Derrière les portes closes du désir et vers une réflexion dérangeante sur notre rapport au sexe, c’est là où nous mènera entre autres ce Tramway nommé désir que signe Serge Denoncourt.
C’est sur la scène même de l’Espace Go, dans l’atmosphère du décor de la pièce Un tramway nommé désir, que Métro a rencontré Serge Denoncourt. La première chose que l’on remarque en arrière-plan est une immense affiche du célèbre film sorti en 1951 et tiré de ce classique de Tennessee Williams, où l’on aperçoit le légendaire Marlon Brando. L’un des plus grands acteurs hollywoodiens qui a marqué à jamais le rôle de Stanley Kowalski, un ouvrier polonais au caractère explosif qui découvre que sa belle-sœur, qui vient de débarquer dans l’appartement minable de La Nouvelle-Orléans qu’il partage avec sa femme, n’est pas aussi vertueuse qu’elle en a l’air.

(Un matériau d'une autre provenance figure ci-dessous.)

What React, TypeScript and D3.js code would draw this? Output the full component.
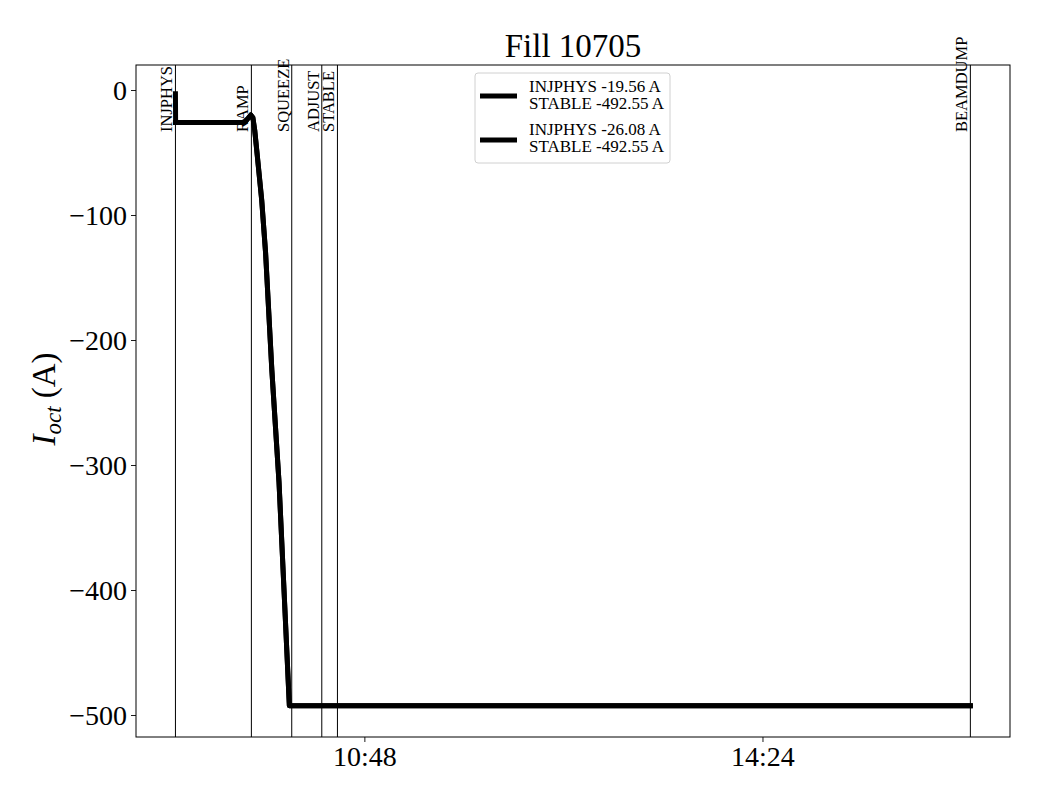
import React, { useEffect, useRef } from 'react';
import * as d3 from 'd3';

// phase markers (time of day)
const phaseNames = ['INJPHYS', 'RAMP', 'SQUEEZE', 'ADJUST', 'STABLE', 'BEAMDUMP'];
const phaseTimes = ['09:05:30', '09:46:42', '10:08:36', '10:24:54', '10:33:24', '16:16:48'];

// octupole current, beam 1
const b1Times = ['09:05:30', '09:05:36', '09:42:00', '09:43:30', '09:45:00', '09:46:24', '09:47:30', '09:48:30', '09:49:36', '09:52:18', '09:54:24', '09:57:48', '10:01:42', '10:05:00', '10:07:18', '16:16:48'];
const b1Values = [-3, -26.08, -26.08, -25, -22.5, -20, -22, -32, -48, -88, -130, -224, -314, -419, -492.55, -492.55];

// octupole current, beam 2
const b2Times = ['09:05:30', '09:42:00', '09:43:30', '09:45:00', '09:46:24', '09:47:30', '09:48:30', '09:49:36', '09:52:18', '09:54:24', '09:57:48', '10:01:42', '10:05:00', '10:07:18', '16:16:48'];
const b2Values = [-26.08, -26.08, -25, -22.5, -20, -22, -32, -48, -88, -130, -224, -314, -419, -492.55, -492.55];

const legendLabels = [
  ['INJPHYS -19.56 A', 'STABLE -492.55 A'],
  ['INJPHYS -26.08 A', 'STABLE -492.55 A'],
];

const yTicks = [0, -100, -200, -300, -400, -500];
const xTicks = ['10:48:00', '14:24:00'];
const xDomain = ['08:44:06', '16:38:18'];

function toDate(s: string) {
  const [h, m, sec] = s.split(':').map(Number);
  return new Date(2025, 4, 20, h, m, sec);
}

function App() {
  const ref = useRef<SVGSVGElement>(null);

  useEffect(() => {
    const width = 1040;
    const height = 800;
    const margin = { left: 136, right: 30, top: 65, bottom: 63 };
    const font = '"Liberation Serif", "DejaVu Serif", serif';

    const svg = d3.select(ref.current);
    svg.selectAll('*').remove();
    svg.attr('width', width).attr('height', height);

    svg.append('rect').attr('width', width).attr('height', height).attr('fill', '#fff');

    const x = d3.scaleTime()
      .domain(xDomain.map(toDate))
      .range([margin.left, width - margin.right]);
    const y = d3.scaleLinear()
      .domain([-517.6, 20])
      .range([height - margin.bottom, margin.top]);

    const fmt = (v: number) => (v < 0 ? '\u2212' + Math.abs(v) : String(v));

    // axes
    const yAxis = svg.append('g')
      .attr('transform', `translate(${margin.left},0)`)
      .call(d3.axisLeft(y).tickValues(yTicks).tickFormat(d => fmt(d as number)).tickSize(5).tickPadding(4));
    const xAxis = svg.append('g')
      .attr('transform', `translate(0,${height - margin.bottom})`)
      .call(d3.axisBottom(x).tickValues(xTicks.map(toDate)).tickFormat(d3.timeFormat('%H:%M') as any).tickSize(5).tickPadding(4));
    [xAxis, yAxis].forEach(a => {
      a.select('.domain').remove();
      a.selectAll('line').attr('stroke', '#000').attr('stroke-width', 0.9);
      a.selectAll('text').attr('font-family', font).attr('font-size', 28).attr('fill', '#000');
    });
    yAxis.selectAll('text').attr('dy', '0.34em');
    xAxis.selectAll('text').attr('dy', '0.7em');

    // phase lines
    phaseTimes.forEach((t, i) => {
      const px = x(toDate(t));
      svg.append('line')
        .attr('x1', px).attr('x2', px)
        .attr('y1', margin.top).attr('y2', height - margin.bottom)
        .attr('stroke', '#000').attr('stroke-width', 1);
      svg.append('text')
        .attr('transform', `translate(${px - 3},132) rotate(-90)`)
        .attr('font-family', font)
        .attr('font-size', 16.5)
        .attr('fill', '#000')
        .text(phaseNames[i]);
    });

    // current lines
    const line = d3.line<[Date, number]>()
      .x(d => x(d[0]))
      .y(d => y(d[1]));
    const series = [
      b1Times.map((t, i) => [toDate(t), b1Values[i]] as [Date, number]),
      b2Times.map((t, i) => [toDate(t), b2Values[i]] as [Date, number]),
    ];
    series.forEach(s => {
      svg.append('path')
        .attr('d', line(s))
        .attr('fill', 'none')
        .attr('stroke', '#000')
        .attr('stroke-width', 5)
        .attr('stroke-linejoin', 'round')
        .attr('stroke-linecap', 'square');
    });

    // frame
    svg.append('rect')
      .attr('x', margin.left).attr('y', margin.top)
      .attr('width', width - margin.left - margin.right)
      .attr('height', height - margin.top - margin.bottom)
      .attr('fill', 'none').attr('stroke', '#000').attr('stroke-width', 1);

    // legend
    const lg = svg.append('g').attr('transform', 'translate(475,73)');
    lg.append('rect')
      .attr('width', 195).attr('height', 90).attr('rx', 3)
      .attr('fill', '#fff').attr('fill-opacity', 0.8)
      .attr('stroke', '#d0d0d0');
    legendLabels.forEach((lines, i) => {
      const y0 = 23 + i * 44;
      lg.append('line')
        .attr('x1', 5).attr('x2', 42)
        .attr('y1', y0).attr('y2', y0)
        .attr('stroke', '#000').attr('stroke-width', 5);
      lines.forEach((txt, j) => {
        lg.append('text')
          .attr('x', 54)
          .attr('y', 18.5 + i * 43.5 + j * 17.3)
          .attr('font-family', font)
          .attr('font-size', 17)
          .attr('fill', '#000')
          .text(txt);
      });
    });

    // title
    svg.append('text')
      .attr('x', (margin.left + width - margin.right) / 2)
      .attr('y', 57)
      .attr('text-anchor', 'middle')
      .attr('font-family', font)
      .attr('font-size', 33)
      .attr('fill', '#000')
      .text('Fill 10705');

    // y label
    const yl = svg.append('text')
      .attr('transform', `translate(55,${(margin.top + height - margin.bottom) / 2 - 2}) rotate(-90)`)
      .attr('text-anchor', 'middle')
      .attr('font-family', font)
      .attr('font-size', 33)
      .attr('fill', '#000');
    yl.append('tspan').attr('font-style', 'italic').text('I');
    yl.append('tspan').attr('font-style', 'italic').attr('font-size', 23).attr('dy', 6).text('oct');
    yl.append('tspan').attr('dy', -6).text(' (A)');
  }, []);

  return (
    <div style={{ position: 'absolute', left: 0, top: 0 }}>
      <svg ref={ref}></svg>
    </div>
  );
}

export default App;
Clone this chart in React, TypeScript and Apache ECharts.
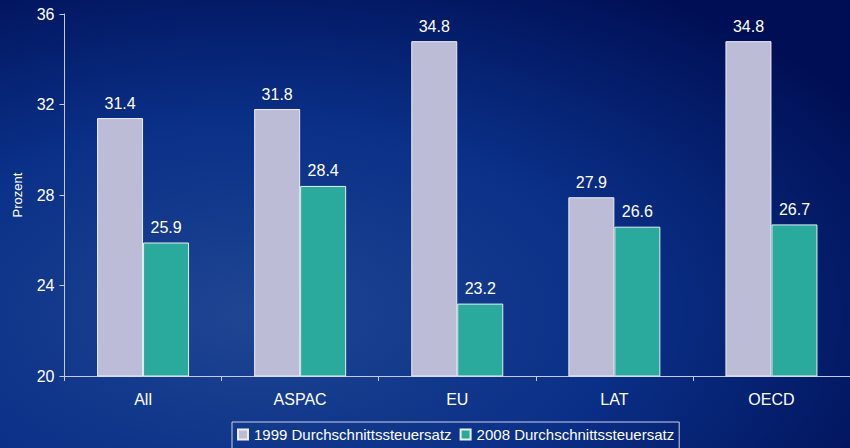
import React, { useEffect, useRef } from "react";
import * as echarts from "echarts";

const categories = ["All", "ASPAC", "EU", "LAT", "OECD"];
const series1999 = [31.4, 31.8, 34.8, 27.9, 34.8];
const series2008 = [25.9, 28.4, 23.2, 26.6, 26.7];
const seriesNames = ["1999 Durchschnittssteuersatz", "2008 Durchschnittssteuersatz"];
const yAxisName = "Prozent";

export default function App() {
  const ref = useRef<HTMLDivElement>(null);
  useEffect(() => {
    if (!ref.current) return;
    const chart = echarts.init(ref.current, undefined, { renderer: "svg" });
    const font = "Liberation Sans, Arial, sans-serif";
    const label = {
      show: true,
      position: "top",
      distance: 7,
      color: "#ffffff",
      fontSize: 16,
      fontFamily: font,
    };
    chart.setOption({
      animation: false,
      backgroundColor: new echarts.graphic.RadialGradient(0.3, 0.7, 0.85, [
        { offset: 0, color: "#1f4592" },
        { offset: 0.5, color: "#0a3088" },
        { offset: 1, color: "#000f55" },
      ]),
      textStyle: { fontFamily: font },
      grid: { left: 64.5, top: 14, width: 788, height: 362, containLabel: false },
      legend: {
        left: 232,
        top: 422,
        data: seriesNames,
        icon: "rect",
        itemWidth: 10,
        itemHeight: 10,
        itemGap: 8,
        padding: [5, 5, 8, 5],
        borderColor: "#d0d0e8",
        borderWidth: 1,
        textStyle: { color: "#ffffff", fontSize: 15, fontFamily: font, padding: [0, 0, 0, 1] },
      },
      xAxis: {
        type: "category",
        data: categories,
        axisLine: { lineStyle: { color: "#c8c8e0", width: 1 } },
        axisTick: { show: true, length: 5, lineStyle: { color: "#c8c8e0" }, inside: false },
        axisLabel: { color: "#ffffff", fontSize: 16, margin: 15, fontFamily: font },
      },
      yAxis: {
        type: "value",
        min: 20,
        max: 36,
        interval: 4,
        name: yAxisName,
        nameLocation: "middle",
        nameGap: 41,
        nameTextStyle: { color: "#ffffff", fontSize: 13, fontFamily: font },
        axisLine: { show: true, lineStyle: { color: "#c8c8e0", width: 1 } },
        axisTick: { show: true, length: 5, lineStyle: { color: "#c8c8e0" } },
        axisLabel: { color: "#ffffff", fontSize: 16, margin: 10, fontFamily: font },
        splitLine: { show: false },
      },
      series: [
        {
          name: seriesNames[0],
          type: "bar",
          data: series1999,
          barWidth: 46,
          barGap: "0%",
          itemStyle: { color: "#bcbcd6", borderColor: "#eeeef8", borderWidth: 1 },
          label,
        },
        {
          name: seriesNames[1],
          type: "bar",
          data: series2008,
          barWidth: 46,
          itemStyle: { color: "#2aaa9c", borderColor: "#e6f0f0", borderWidth: 1 },
          label,
        },
      ],
    });
    return () => chart.dispose();
  }, []);
  return (
    <div
      ref={ref}
      style={{ position: "absolute", left: 0, top: 0, width: 850, height: 448 }}
    />
  );
}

Manière de dire aux spectateurs: «On sait que vous allez comparer notre Kowalski (interprété par Éric Robidoux) à Brando. Maintenant, peut-on passer à autre chose?» lance Denoncourt.
Sa proposition est alléchante: si le film est passé à l’histoire, parce qu’il suggérait notamment pour la première fois au cinéma l’irruption de pulsions sexuelles, Denoncourt a, dans sa mouture, poussé plus loin certains aspects en retirant les portes du décor. Une production full sexe alors? «Non, c’est la pièce, mais avec une insistance prononcée sur le désir refoulé des personnages. Dans le film, comme dans la pièce initiale, la sexualité est suggérée et s’arrête à l’entrée de la chambre. Ici, on pénètre dans la chambre. On va dans la douche, dans la baignoire, et on se demande ce que font les personnages. Baisent-ils normalement? Violemment? Se masturbent-ils? C’est ce qui retient l’attention. Que serait cette pièce, qui était déjà très moderne à sa création, si elle avait été écrite aujourd’hui? Dans ce qu’on appelle la scène du viol, on entendait le personnage de Blanche crier, puis les lumières s’éteignaient sans que l’on sache de quoi il en retournait. Nous, on a décidé ce qui s’est passé», explique le metteur en scène, en précisant que Williams avait donné de nombreux indices malgré son autocensure, en soulignant que le premier rôle, celui de Blanche Dubois, est le plus beau que l’on puisse imaginer pour une femme. Un peu comme l’est Cyrano de Bergerac pour un homme. Et pourquoi l’avoir offert à Céline Bonnier? «Parce qu’elle est la plus grande actrice au Québec et que l’on ne pense pas délibérément à elle pour ce rôle.»
«Blanche a un besoin sexuel immense. Pour en parler en 1947, on en a fait une folle. En 2015, est-ce qu’une fille qui veut baiser est une folle? Un fond de préjugés à ce sujet est toujours présent. Mais la pièce montre un personnage, très libre sexuellement, qui s’affranchit.» – Serge Denoncourt
Enthousiaste, Denoncourt ajoute que ce personnage est assurément l’alter ego de Tennessee Williams et acquiesce du chef lorsque l’on brosse un parallèle entre Blanche et Nelly Arcan, notamment en raison de l’insatiable et destructible besoin de plaire aux autres. «Avec Blanche Dubois, on évoque d’une certaine façon Nelly Arcan. On parle de Putain. Elle ne s’aime pas. Elle s’est inventé un personnage… On est dans la même thématique. J’avais lu ses livres et, effectivement, on en a abordé le sujet en répétition», confie posément le metteur en scène.
«La magie, c’est ce que je donne aux gens. J’arrange les choses, je déforme la vérité», dit d’ailleurs Blanche à un moment dans la pièce. Voilà un énoncé que Nelly Arcan n’aurait pas renié.